Instruction: Show every line where "this" occurs.

The data:
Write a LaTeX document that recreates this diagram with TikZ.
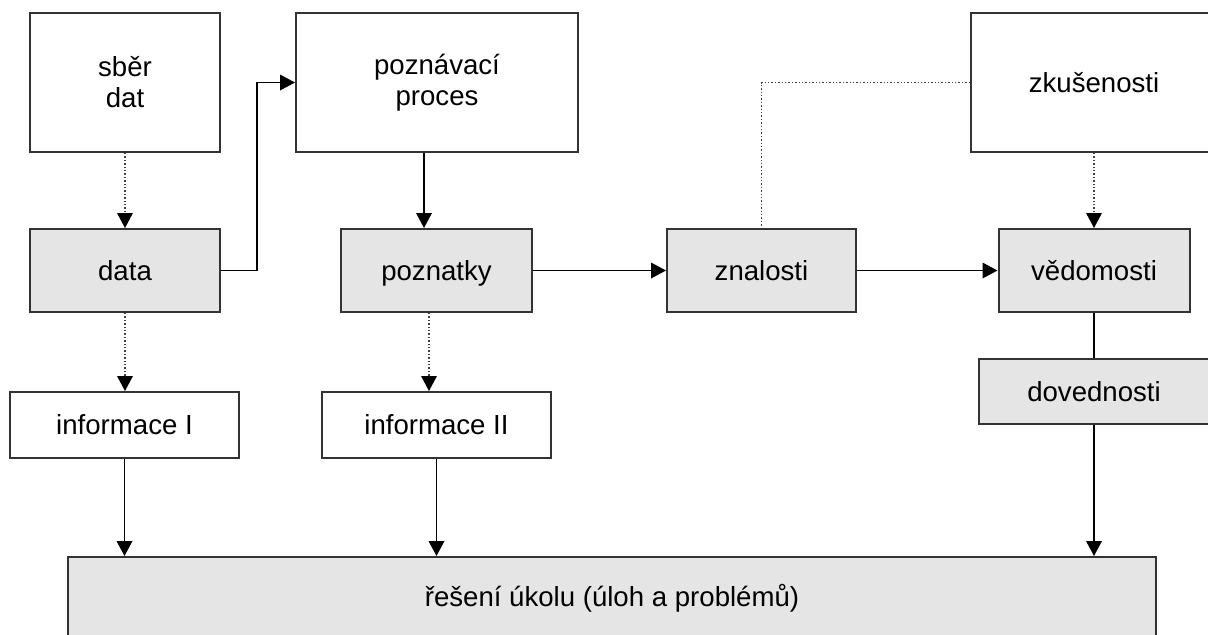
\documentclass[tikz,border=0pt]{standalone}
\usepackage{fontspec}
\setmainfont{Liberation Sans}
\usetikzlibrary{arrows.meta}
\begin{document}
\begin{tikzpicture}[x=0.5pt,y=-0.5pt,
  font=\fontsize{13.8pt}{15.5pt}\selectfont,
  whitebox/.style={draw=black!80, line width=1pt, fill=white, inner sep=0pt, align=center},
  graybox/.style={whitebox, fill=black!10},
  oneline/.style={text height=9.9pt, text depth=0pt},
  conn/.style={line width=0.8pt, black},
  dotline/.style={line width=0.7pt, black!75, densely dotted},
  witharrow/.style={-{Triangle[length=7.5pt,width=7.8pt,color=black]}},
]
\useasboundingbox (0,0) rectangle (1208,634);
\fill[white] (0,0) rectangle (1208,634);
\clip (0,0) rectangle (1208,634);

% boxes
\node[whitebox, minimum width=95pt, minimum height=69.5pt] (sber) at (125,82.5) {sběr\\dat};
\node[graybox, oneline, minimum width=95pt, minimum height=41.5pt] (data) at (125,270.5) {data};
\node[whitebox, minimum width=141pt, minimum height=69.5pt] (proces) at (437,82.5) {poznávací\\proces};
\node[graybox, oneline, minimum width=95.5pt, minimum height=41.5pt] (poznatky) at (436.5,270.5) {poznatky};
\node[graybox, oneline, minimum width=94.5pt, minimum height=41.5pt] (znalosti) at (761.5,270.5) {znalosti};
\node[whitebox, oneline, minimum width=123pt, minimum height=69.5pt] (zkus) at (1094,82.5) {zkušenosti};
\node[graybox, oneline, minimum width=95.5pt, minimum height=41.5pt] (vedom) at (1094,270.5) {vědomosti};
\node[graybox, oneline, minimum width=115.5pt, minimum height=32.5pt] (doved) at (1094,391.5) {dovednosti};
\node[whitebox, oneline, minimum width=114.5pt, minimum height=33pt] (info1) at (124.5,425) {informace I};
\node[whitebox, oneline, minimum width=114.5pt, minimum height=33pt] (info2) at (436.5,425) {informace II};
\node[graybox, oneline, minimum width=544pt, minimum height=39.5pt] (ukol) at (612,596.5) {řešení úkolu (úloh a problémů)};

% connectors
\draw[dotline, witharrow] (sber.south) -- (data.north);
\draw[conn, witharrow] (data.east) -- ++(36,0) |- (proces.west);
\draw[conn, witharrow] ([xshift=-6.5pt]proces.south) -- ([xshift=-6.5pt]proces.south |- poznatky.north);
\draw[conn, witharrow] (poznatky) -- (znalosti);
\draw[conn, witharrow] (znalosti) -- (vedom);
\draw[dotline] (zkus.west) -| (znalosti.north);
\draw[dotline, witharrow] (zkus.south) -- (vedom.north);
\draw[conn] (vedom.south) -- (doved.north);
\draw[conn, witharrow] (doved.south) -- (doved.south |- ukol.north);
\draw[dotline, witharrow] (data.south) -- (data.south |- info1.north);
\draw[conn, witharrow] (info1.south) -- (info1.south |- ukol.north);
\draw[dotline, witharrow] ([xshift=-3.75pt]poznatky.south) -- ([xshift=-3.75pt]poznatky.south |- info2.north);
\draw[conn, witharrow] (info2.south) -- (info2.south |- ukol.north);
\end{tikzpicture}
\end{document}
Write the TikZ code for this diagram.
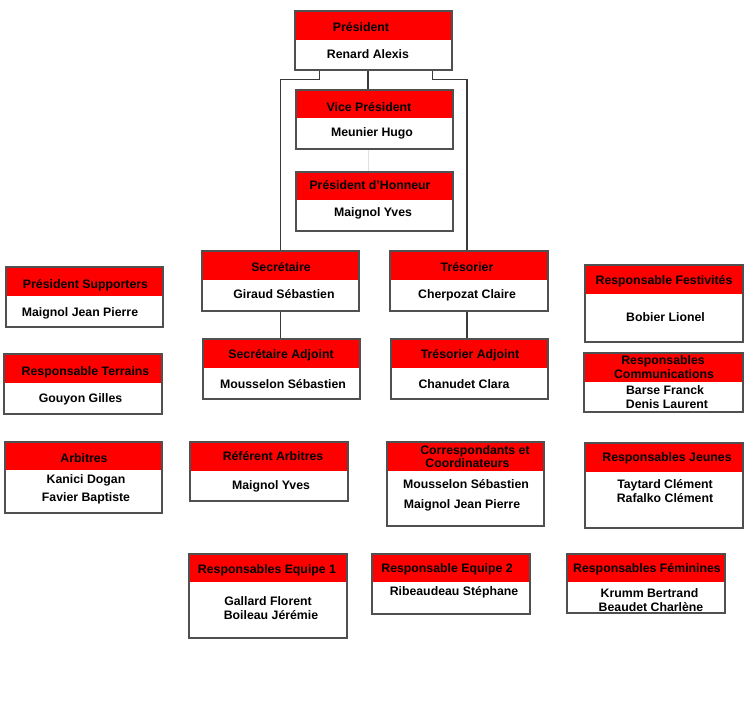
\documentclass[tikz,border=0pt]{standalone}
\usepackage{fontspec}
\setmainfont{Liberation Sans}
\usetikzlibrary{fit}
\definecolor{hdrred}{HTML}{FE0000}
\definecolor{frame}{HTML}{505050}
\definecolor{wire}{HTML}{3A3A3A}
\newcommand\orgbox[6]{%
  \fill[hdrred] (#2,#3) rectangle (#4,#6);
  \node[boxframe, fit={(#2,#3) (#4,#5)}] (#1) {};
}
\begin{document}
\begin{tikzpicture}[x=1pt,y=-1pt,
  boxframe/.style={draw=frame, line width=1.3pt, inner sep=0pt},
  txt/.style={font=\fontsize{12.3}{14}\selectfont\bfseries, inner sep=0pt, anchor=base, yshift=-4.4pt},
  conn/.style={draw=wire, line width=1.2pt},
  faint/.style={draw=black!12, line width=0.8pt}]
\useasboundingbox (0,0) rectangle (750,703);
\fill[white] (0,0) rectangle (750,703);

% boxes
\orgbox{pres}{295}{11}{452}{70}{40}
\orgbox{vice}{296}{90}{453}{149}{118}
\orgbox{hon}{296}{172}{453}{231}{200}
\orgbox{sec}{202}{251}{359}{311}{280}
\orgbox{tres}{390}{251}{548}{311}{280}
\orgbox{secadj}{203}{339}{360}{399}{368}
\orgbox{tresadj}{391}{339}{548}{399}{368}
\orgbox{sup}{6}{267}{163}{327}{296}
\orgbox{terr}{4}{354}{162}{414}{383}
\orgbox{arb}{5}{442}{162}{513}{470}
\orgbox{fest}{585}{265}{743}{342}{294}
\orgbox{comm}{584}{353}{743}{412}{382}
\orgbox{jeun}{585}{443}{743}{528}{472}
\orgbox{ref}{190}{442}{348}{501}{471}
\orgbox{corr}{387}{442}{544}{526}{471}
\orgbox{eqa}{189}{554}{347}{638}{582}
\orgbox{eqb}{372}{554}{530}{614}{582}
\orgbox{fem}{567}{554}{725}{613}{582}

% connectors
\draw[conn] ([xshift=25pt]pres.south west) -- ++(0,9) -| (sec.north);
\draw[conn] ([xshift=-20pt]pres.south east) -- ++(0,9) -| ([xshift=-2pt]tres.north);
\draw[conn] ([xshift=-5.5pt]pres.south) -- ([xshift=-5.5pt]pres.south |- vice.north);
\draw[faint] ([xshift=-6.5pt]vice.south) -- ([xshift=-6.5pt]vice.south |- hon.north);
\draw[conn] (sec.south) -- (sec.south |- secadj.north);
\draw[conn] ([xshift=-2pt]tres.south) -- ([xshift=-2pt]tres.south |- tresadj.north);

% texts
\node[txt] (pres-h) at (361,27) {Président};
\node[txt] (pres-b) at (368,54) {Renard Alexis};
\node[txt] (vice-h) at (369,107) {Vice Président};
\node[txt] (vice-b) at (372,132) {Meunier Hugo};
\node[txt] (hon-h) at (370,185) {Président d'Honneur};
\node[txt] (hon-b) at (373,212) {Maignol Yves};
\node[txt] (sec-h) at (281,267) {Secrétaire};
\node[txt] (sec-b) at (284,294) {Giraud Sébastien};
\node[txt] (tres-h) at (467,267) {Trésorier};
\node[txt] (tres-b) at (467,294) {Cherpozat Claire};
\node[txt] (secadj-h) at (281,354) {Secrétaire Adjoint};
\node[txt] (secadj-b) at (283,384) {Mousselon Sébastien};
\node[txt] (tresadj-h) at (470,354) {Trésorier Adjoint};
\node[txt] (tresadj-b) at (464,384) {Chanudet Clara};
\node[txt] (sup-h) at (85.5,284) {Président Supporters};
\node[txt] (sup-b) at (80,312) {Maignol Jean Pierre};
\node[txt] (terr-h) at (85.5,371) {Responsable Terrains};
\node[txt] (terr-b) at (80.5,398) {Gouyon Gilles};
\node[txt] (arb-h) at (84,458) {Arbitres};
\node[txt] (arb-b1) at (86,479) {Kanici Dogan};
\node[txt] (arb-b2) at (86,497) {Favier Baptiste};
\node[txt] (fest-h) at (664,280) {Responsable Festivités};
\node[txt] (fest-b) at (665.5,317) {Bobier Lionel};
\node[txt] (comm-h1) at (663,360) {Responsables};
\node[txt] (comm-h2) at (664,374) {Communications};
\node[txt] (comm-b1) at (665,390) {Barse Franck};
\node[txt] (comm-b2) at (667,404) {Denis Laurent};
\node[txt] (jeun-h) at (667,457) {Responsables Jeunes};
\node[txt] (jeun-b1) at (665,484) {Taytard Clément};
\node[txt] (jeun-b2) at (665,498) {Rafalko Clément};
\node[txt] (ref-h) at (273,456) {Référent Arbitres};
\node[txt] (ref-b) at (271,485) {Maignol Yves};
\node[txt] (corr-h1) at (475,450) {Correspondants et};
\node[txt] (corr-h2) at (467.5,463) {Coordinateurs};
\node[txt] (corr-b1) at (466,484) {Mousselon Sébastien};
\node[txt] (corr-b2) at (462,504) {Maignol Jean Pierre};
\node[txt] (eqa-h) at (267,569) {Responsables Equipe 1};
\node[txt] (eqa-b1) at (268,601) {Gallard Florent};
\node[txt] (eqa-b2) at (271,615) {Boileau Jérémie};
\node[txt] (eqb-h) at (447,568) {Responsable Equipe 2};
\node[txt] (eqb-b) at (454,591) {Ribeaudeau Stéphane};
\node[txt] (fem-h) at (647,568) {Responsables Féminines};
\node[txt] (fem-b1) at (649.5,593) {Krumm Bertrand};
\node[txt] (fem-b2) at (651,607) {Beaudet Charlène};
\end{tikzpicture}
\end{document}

Finished answer:
Write a LaTeX document that recreates this diagram with TikZ.
Write the TikZ code for this diagram.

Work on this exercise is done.